When Consolidation is A Mistake

I was lucky to learn this lesson early in my career. Many times, an organization will look for consolidation opportunities. Sometimes it makes a lot of sense to consolidate systems: there are cost savings involved, unit costs go down, you decrease the effort needed for change management…it’s the classic argument to create scale. A transaction is a transaction, right?  So when is it a problem?

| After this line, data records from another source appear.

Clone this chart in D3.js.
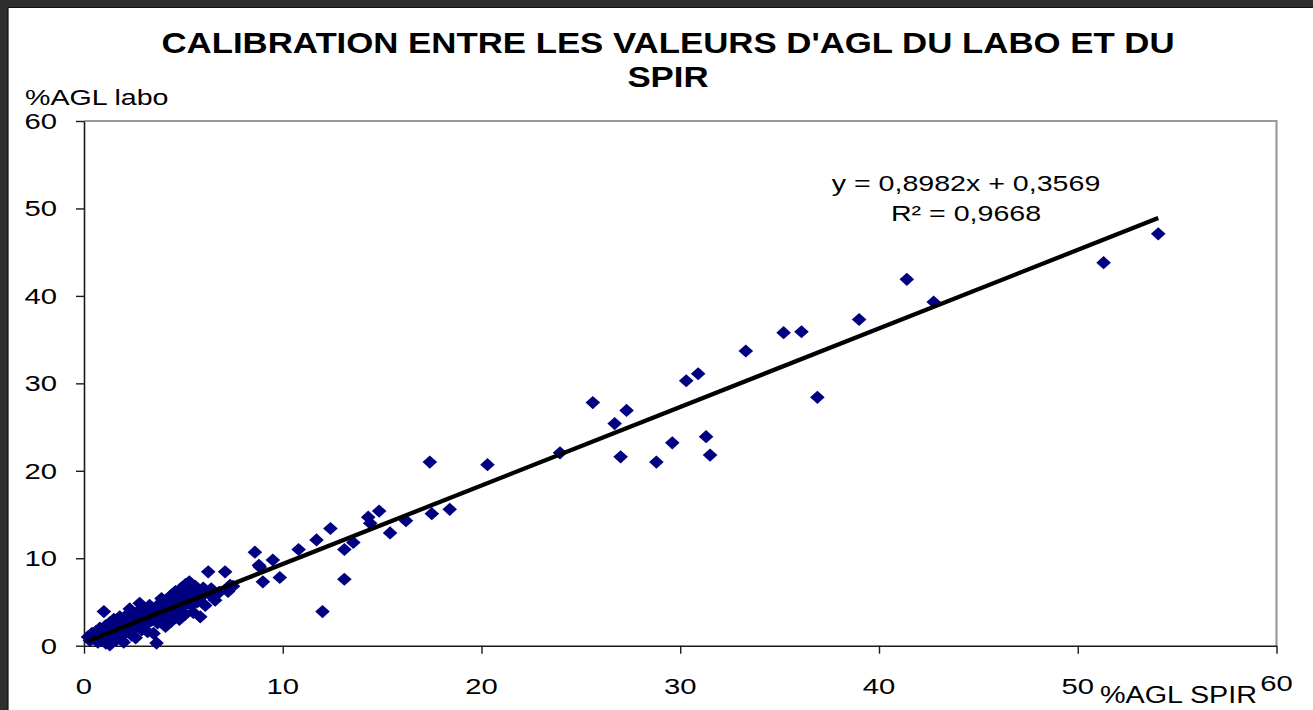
<!DOCTYPE html>
<html>
<head>
<meta charset="utf-8">
<script src="https://cdn.jsdelivr.net/npm/d3@7"></script>
<style>
  html, body { margin: 0; padding: 0; background: #fff; }
  svg { display: block; }
  text { font-family: "Liberation Sans", Arial, sans-serif; fill: #000; }
</style>
</head>
<body>
<svg id="chart" width="1313" height="710"></svg>
<script>
// Calibration data: %AGL measured by NIRS (SPIR) vs laboratory reference
const spirValues = [
  0.2, 0.3, 0.4, 0.5, 0.6, 0.7, 0.8, 0.8, 0.9, 1.0, 1.0, 1.1, 1.1, 1.2, 1.3, 1.3, 1.4, 1.5, 1.5, 1.6,
  1.6, 1.7, 1.8, 1.8, 1.9, 2.0, 2.0, 2.1, 2.2, 2.2, 2.3, 2.4, 2.4, 2.5, 2.6, 2.6, 2.7, 2.8, 2.8, 2.9,
  3.0, 3.0, 3.1, 3.2, 3.2, 3.3, 3.4, 3.5, 3.5, 3.6, 3.65, 3.7, 3.8, 3.8, 3.9, 4.0, 4.0, 4.1, 4.2, 4.2,
  4.3, 4.4, 4.4, 4.5, 4.6, 4.6, 4.7, 4.8, 4.8, 4.9, 5.0, 5.0, 5.1, 5.1, 5.2, 5.3, 5.3, 5.4, 5.5, 5.5,
  5.6, 5.7, 5.8, 5.85, 5.9, 6.0, 6.1, 6.25, 6.3, 6.4, 6.6, 6.8, 7.1, 7.25, 7.35, 7.5,
  8.6, 8.8, 8.85, 9.0, 9.5, 9.85, 10.8, 11.7, 12.0, 12.4, 13.1, 13.1, 13.55, 14.3, 14.4, 14.85, 15.4,
  16.2, 17.4, 17.5, 18.4, 20.3, 23.95, 25.6, 26.7, 27.0, 27.3, 28.8, 29.6, 30.3, 30.9, 31.3, 31.5,
  33.3, 35.2, 36.1, 36.9, 39.0, 41.4, 42.75, 51.3, 54.05
];
const laboValues = [
  1.0, 0.6, 1.4, 0.9, 1.6, 0.4, 1.2, 2.0, 0.7, 1.5, 3.9, 2.3, 0.3, 1.8, 0.1, 2.6, 1.1, 2.0, 3.0, 0.6,
  1.6, 2.4, 3.3, 1.0, 2.0, 2.8, 0.4, 1.5, 3.6, 2.2, 4.2, 1.2, 2.9, 3.4, 2.1, 0.9, 3.9, 4.85, 2.6, 1.8,
  3.2, 4.3, 2.4, 1.6, 3.7, 4.6, 2.9, 3.3, 1.4, 4.0, 0.3, 2.6, 4.8, 3.5, 5.4, 3.0, 4.2, 2.2, 5.0, 3.8,
  4.5, 5.8, 2.8, 3.4, 4.9, 6.2, 4.0, 5.5, 3.0, 6.6, 4.5, 5.9, 7.0, 3.6, 5.2, 6.4, 7.3, 4.6, 5.8, 3.8,
  6.8, 5.0, 6.2, 3.3, 5.6, 6.6, 4.6, 8.45, 5.9, 6.5, 5.2, 6.1, 8.45, 6.2, 6.9, 6.8,
  10.7, 9.2, 9.0, 7.3, 9.8, 7.8, 11.0, 12.1, 3.9, 13.4, 11.0, 7.6, 11.8, 14.7, 14.0, 15.4, 12.9,
  14.3, 21.0, 15.1, 15.6, 20.7, 22.05, 27.8, 25.4, 21.6, 26.9, 21.0, 23.2, 30.3, 31.1, 23.9, 21.8,
  33.7, 35.8, 35.9, 28.4, 37.3, 41.9, 39.3, 43.8, 47.1
];

// Linear regression reported on the chart
const slope = 0.8982;
const intercept = 0.3569;
const equationLabel = "y = 0,8982x + 0,3569";
const r2Label = "R² = 0,9668";

const tickValues = [0, 10, 20, 30, 40, 50, 60];
const titleLines = ["CALIBRATION ENTRE LES VALEURS D'AGL DU LABO ET DU", "SPIR"];
const yTitle = "%AGL labo";
const xTitle = "%AGL SPIR";

const svg = d3.select("#chart");

// Text is drawn slightly widened horizontally
function label(x, y, str, size, anchor, weight, sx) {
  return svg.append("text")
    .attr("transform", `translate(${x},${y}) scale(${sx},1)`)
    .attr("text-anchor", anchor)
    .style("font-size", size + "px")
    .style("font-weight", weight)
    .text(str);
}

// Dark frame on the top and left edges
svg.append("rect").attr("x", 0).attr("y", 0).attr("width", 1313).attr("height", 7).attr("fill", "#2f2f2f");
svg.append("rect").attr("x", 0).attr("y", 0).attr("width", 8).attr("height", 710).attr("fill", "#2f2f2f");
svg.append("path").attr("d", "M8,710V7.5H1313").attr("fill", "none").attr("stroke", "#111").attr("stroke-width", 1.2);

const x = d3.scaleLinear().domain([0, 60]).range([84, 1276.5]);
const y = d3.scaleLinear().domain([0, 60]).range([645.7, 121]);

// Plot area border (top and right)
svg.append("path")
  .attr("d", `M${x(0)},${y(60)}H${x(60)}V${y(0)}`)
  .attr("fill", "none").attr("stroke", "#9a9a9a").attr("stroke-width", 2.2);

// Axes
const gx = svg.append("g").attr("transform", `translate(0,${y(0)})`)
  .call(d3.axisBottom(x).tickValues(tickValues).tickSize(8).tickSizeOuter(0).tickFormat(""));
const gy = svg.append("g").attr("transform", `translate(${x(0)},0)`)
  .call(d3.axisLeft(y).tickValues(tickValues).tickSize(8).tickSizeOuter(0).tickFormat(""));
[gx, gy].forEach(g => {
  g.select(".domain").attr("stroke", "#1a1a1a").attr("stroke-width", 1.6);
  g.selectAll(".tick line").attr("stroke", "#1a1a1a").attr("stroke-width", 1.4);
});

// Tick labels
tickValues.forEach(v => {
  label(57, y(v) + 8, String(v), 22.5, "end", "normal", 1.3);
  label(x(v), v === 60 ? 691 : 694, String(v), 22.5, "middle", "normal", 1.3);
});

// Data points: navy diamonds
const points = spirValues.map((v, i) => [v, laboValues[i]]);
svg.append("g").selectAll("path")
  .data(points)
  .join("path")
  .attr("transform", d => `translate(${x(d[0])},${y(d[1])})`)
  .attr("d", "M0,-6.6L7.3,0L0,6.6L-7.3,0Z")
  .attr("fill", "#000080");

// Trend line across the range of the data
const xMin = d3.min(spirValues), xMax = d3.max(spirValues);
svg.append("line")
  .attr("x1", x(xMin)).attr("y1", y(slope * xMin + intercept))
  .attr("x2", x(xMax)).attr("y2", y(slope * xMax + intercept))
  .attr("stroke", "#000").attr("stroke-width", 4.3);

// Regression labels
label(966, 191, equationLabel, 22, "middle", "normal", 1.3);
label(966, 221, r2Label, 22, "middle", "normal", 1.3);

// Titles
label(668, 53, titleLines[0], 29, "middle", "bold", 1.2);
label(668, 87, titleLines[1], 29, "middle", "bold", 1.2);
label(25, 105, yTitle, 22.5, "start", "normal", 1.27);
label(1100, 703, xTitle, 23, "start", "normal", 1.25);
</script>
</body>
</html>
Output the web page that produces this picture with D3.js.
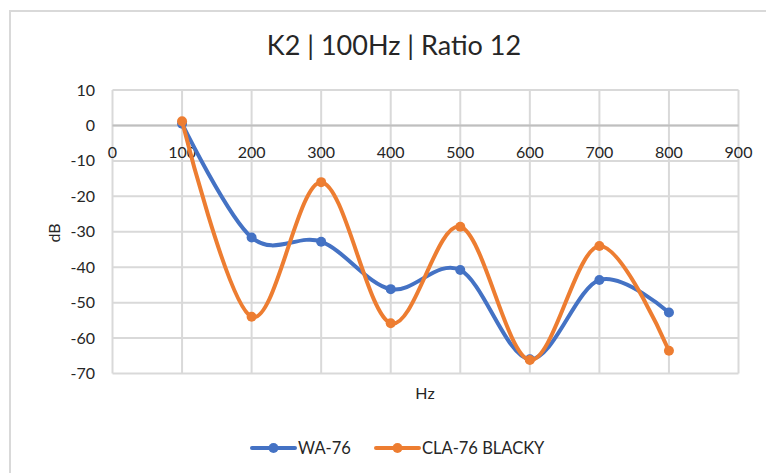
<!DOCTYPE html>
<html>
<head>
<meta charset="utf-8">
<script src="https://cdn.jsdelivr.net/npm/d3@7"></script>
<style>
  body { margin: 0; background: #fff; }
  text { font-family: Lato, "Open Sans", sans-serif; fill: #262626; }
</style>
</head>
<body>
<div id="chart"></div>
<script>
const hz = [100, 200, 300, 400, 500, 600, 700, 800]
const wa76 = [0.5, -31.6, -32.8, -46.2, -40.8, -66, -43.6, -52.8]
const cla76 = [1.2, -54, -16, -55.8, -28.6, -66.2, -34, -63.6]
const series = [
  { name: "WA-76", values: wa76, color: "#4472C4" },
  { name: "CLA-76 BLACKY", values: cla76, color: "#ED7D31" }
]
const xTicks = [0, 100, 200, 300, 400, 500, 600, 700, 800, 900]
const yTicks = [10, 0, -10, -20, -30, -40, -50, -60, -70]

const width = 766, height = 473
const svg = d3.select("#chart").append("svg")
  .attr("width", width)
  .attr("height", height)

// chart frame
svg.append("rect")
  .attr("x", 10).attr("y", 11)
  .attr("width", 770).attr("height", 480)
  .attr("fill", "#fff")
  .attr("stroke", "#d9d9d9")
  .attr("stroke-width", 2)

const x = d3.scaleLinear().domain([0, 900]).range([112.5, 738.5])
const y = d3.scaleLinear().domain([-70, 10]).range([373.5, 90])

// gridlines
svg.append("g").selectAll("line.h")
  .data(yTicks)
  .enter().append("line")
    .attr("x1", x(0)).attr("x2", x(900))
    .attr("y1", d => y(d)).attr("y2", d => y(d))
    .attr("stroke", "#d9d9d9").attr("stroke-width", 2)
svg.append("g").selectAll("line.v")
  .data(xTicks)
  .enter().append("line")
    .attr("x1", d => x(d)).attr("x2", d => x(d))
    .attr("y1", y(10)).attr("y2", y(-70))
    .attr("stroke", "#d9d9d9").attr("stroke-width", 2)

// y=0 axis line
svg.append("line")
  .attr("x1", x(0)).attr("x2", x(900))
  .attr("y1", y(0)).attr("y2", y(0))
  .attr("stroke", "#bfbfbf").attr("stroke-width", 2)

// tick labels
svg.append("g").selectAll("text")
  .data(yTicks)
  .enter().append("text")
    .attr("x", 95)
    .attr("y", d => y(d))
    .attr("dy", "0.35em")
    .attr("text-anchor", "end")
    .attr("font-size", 16)
    .text(d => d)
svg.append("g").selectAll("text")
  .data(xTicks)
  .enter().append("text")
    .attr("x", d => x(d))
    .attr("y", 152)
    .attr("dy", "0.35em")
    .attr("text-anchor", "middle")
    .attr("font-size", 16)
    .text(d => d)

// titles
svg.append("text")
  .attr("x", 394).attr("y", 46)
  .attr("dy", "0.35em")
  .attr("text-anchor", "middle")
  .attr("font-size", 27)
  .text("K2 | 100Hz | Ratio 12")
svg.append("text")
  .attr("x", 425).attr("y", 393)
  .attr("dy", "0.35em")
  .attr("text-anchor", "middle")
  .attr("font-size", 16)
  .text("Hz")
svg.append("text")
  .attr("transform", "translate(54,233) rotate(-90)")
  .attr("dy", "0.35em")
  .attr("text-anchor", "middle")
  .attr("font-size", 16)
  .text("dB")

// series
const line = d3.line()
  .x((d, i) => x(hz[i]))
  .y(d => y(d))
  .curve(d3.curveCardinal.tension(0))

series.forEach(s => {
  const g = svg.append("g")
  g.append("path")
    .attr("d", line(s.values))
    .attr("fill", "none")
    .attr("stroke", s.color)
    .attr("stroke-width", 4)
    .attr("stroke-linecap", "round")
  g.selectAll("circle")
    .data(s.values)
    .enter().append("circle")
      .attr("cx", (d, i) => x(hz[i]))
      .attr("cy", d => y(d))
      .attr("r", 5)
      .attr("fill", s.color)
})

// legend
const legendPos = [{ x: 252, tx: 298 }, { x: 376, tx: 422 }]
series.forEach((s, i) => {
  const lg = svg.append("g")
  const lx = legendPos[i].x
  lg.append("line")
    .attr("x1", lx).attr("x2", lx + 43)
    .attr("y1", 448).attr("y2", 448)
    .attr("stroke", s.color).attr("stroke-width", 4)
    .attr("stroke-linecap", "round")
  lg.append("circle")
    .attr("cx", lx + 21.5).attr("cy", 448).attr("r", 5)
    .attr("fill", s.color)
  lg.append("text")
    .attr("x", legendPos[i].tx).attr("y", 448)
    .attr("dy", "0.35em")
    .attr("font-size", 16.5)
    .text(s.name)
})
</script>
</body>
</html>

I was asked to assess two transaction processing systems early in my career. Business A was lower volume, large dollar transaction amounts….in the millions. Business B was much more volume, much lower dollar transaction amounts.  Business A was eager for Business B’s volumes….why? The unit cost allocation would be much lower with Business B’s volumes in the denominator and the business P&L would improve.  Business B was likely to be the surviving system, so they were for it as well.  My recommendation?

No.  Here’s why:

  1. Pipeline capacity: The pipeline has to be able to process every transaction by a certain time. If you haven’t built a pipeline for the maximum amount of throughput at peak times, transactions will fail. This is the one time you do have to “build the church for Easter Sunday” . Even if you get this right…
  2. Controls:  there are always controls and queues for review…and they tend to need manual intervention: if they aren’t structured to handle large peaks, they will stop the flow.
  3. Who makes the call to prioritize when there’s contention?  You’ll have to prioritize which transactions go…but who decides?  Try finding a senior person late in the day to make that call.
  4. The impacted customer: often it makes sense to sacrifice the small dollar transactions. Except when it’s a little old lady who didn’t get her payment made and just wrote a letter to your CEO.
  5. Change just got more complex: now you have two completely different constituencies fighting for the same dollars to get projects done. Two completely different business with different needs. What data is needed for what group, for which regulator?  Which need is more important?

Was my analysis unpopular? You bet.  Was anyone willing to override it? Not so much.

Before you decide to “cross the streams” (see the original Ghostbusters), make sure you know when a transaction is actually not just a transaction.